- WHAT YOU HAVE TO DO: Restate exactly the lines that run from the start of the records below to the line containing "from matplotlib.lines import Line2D", counting both ends, and nothing else; pictures stay out.

[START OF THE DATA]

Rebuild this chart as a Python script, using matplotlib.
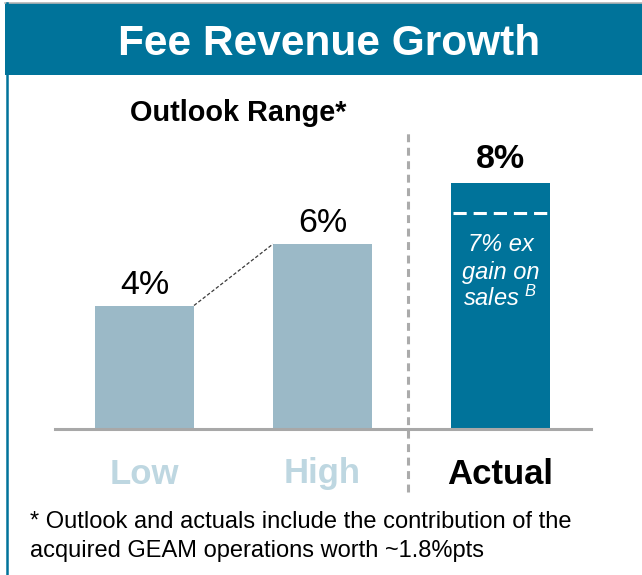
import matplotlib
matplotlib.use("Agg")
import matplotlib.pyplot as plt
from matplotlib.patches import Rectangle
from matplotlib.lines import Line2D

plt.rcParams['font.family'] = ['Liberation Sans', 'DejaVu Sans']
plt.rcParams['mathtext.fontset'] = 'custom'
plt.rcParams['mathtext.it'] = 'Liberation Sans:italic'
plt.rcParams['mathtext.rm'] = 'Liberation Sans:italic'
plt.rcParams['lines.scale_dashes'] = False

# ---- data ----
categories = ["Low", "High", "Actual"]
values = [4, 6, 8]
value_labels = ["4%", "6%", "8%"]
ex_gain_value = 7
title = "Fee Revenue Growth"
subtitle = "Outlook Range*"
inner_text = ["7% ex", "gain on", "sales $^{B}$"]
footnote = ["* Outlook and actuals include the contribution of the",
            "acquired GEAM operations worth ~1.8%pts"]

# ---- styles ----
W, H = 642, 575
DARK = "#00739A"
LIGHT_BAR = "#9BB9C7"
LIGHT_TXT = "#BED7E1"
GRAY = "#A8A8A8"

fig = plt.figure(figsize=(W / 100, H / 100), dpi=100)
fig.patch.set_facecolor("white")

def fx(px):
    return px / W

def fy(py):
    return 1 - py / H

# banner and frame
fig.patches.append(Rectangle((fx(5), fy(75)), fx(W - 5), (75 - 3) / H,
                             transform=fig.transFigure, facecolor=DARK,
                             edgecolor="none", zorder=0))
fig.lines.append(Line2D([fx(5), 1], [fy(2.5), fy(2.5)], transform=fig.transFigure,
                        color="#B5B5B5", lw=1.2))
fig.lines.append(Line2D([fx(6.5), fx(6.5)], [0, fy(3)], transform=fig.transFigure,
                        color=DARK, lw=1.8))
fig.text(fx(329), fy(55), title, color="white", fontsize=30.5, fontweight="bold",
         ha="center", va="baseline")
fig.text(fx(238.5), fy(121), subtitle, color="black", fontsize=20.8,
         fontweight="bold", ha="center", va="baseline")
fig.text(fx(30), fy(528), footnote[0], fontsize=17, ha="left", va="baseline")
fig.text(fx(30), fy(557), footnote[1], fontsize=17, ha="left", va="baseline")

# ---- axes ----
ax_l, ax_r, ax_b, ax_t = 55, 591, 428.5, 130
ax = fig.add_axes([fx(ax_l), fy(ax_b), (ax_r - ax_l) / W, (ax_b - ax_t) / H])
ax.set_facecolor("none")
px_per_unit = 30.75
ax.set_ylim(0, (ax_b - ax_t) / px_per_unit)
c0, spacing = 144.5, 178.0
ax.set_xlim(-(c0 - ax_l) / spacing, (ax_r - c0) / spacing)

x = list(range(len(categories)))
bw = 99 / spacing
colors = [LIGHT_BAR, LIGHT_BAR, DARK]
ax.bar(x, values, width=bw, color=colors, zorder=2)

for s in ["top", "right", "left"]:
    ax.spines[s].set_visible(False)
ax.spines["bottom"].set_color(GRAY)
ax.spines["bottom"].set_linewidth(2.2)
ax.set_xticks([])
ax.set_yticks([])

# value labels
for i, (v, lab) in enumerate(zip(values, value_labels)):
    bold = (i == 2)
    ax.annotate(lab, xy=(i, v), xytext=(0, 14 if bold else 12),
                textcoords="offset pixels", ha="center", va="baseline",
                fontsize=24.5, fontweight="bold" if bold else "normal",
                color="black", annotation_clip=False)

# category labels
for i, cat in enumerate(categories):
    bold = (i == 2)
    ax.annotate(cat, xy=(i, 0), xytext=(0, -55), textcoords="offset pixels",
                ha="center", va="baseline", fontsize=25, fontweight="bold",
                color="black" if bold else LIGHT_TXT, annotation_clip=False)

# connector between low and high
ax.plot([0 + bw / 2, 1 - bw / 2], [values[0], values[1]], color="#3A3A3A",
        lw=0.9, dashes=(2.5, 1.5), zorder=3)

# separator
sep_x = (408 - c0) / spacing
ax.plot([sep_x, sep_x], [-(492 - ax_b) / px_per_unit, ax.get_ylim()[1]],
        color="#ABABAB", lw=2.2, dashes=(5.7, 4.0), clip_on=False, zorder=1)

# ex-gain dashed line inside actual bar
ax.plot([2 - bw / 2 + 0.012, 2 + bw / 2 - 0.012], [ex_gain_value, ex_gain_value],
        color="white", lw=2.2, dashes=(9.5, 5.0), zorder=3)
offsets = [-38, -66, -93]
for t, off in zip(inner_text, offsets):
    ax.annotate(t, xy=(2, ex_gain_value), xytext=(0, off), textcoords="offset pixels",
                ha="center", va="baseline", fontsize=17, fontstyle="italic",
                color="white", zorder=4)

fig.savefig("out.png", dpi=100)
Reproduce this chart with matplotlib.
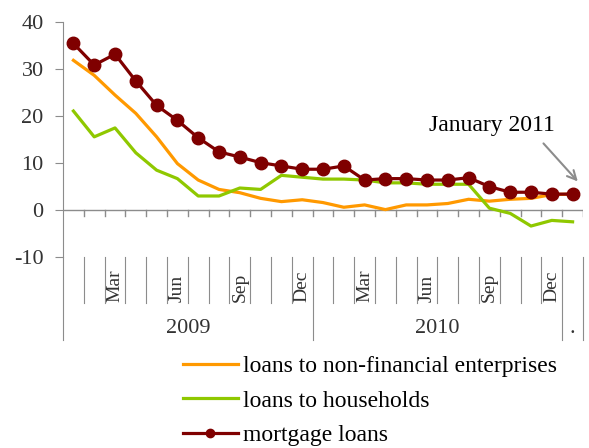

[END OF THE DATA]

- OUTPUT:
Rebuild this chart as a Python script, using matplotlib.
import matplotlib
matplotlib.use("Agg")
import matplotlib.pyplot as plt
from matplotlib.patches import Rectangle
from matplotlib.lines import Line2D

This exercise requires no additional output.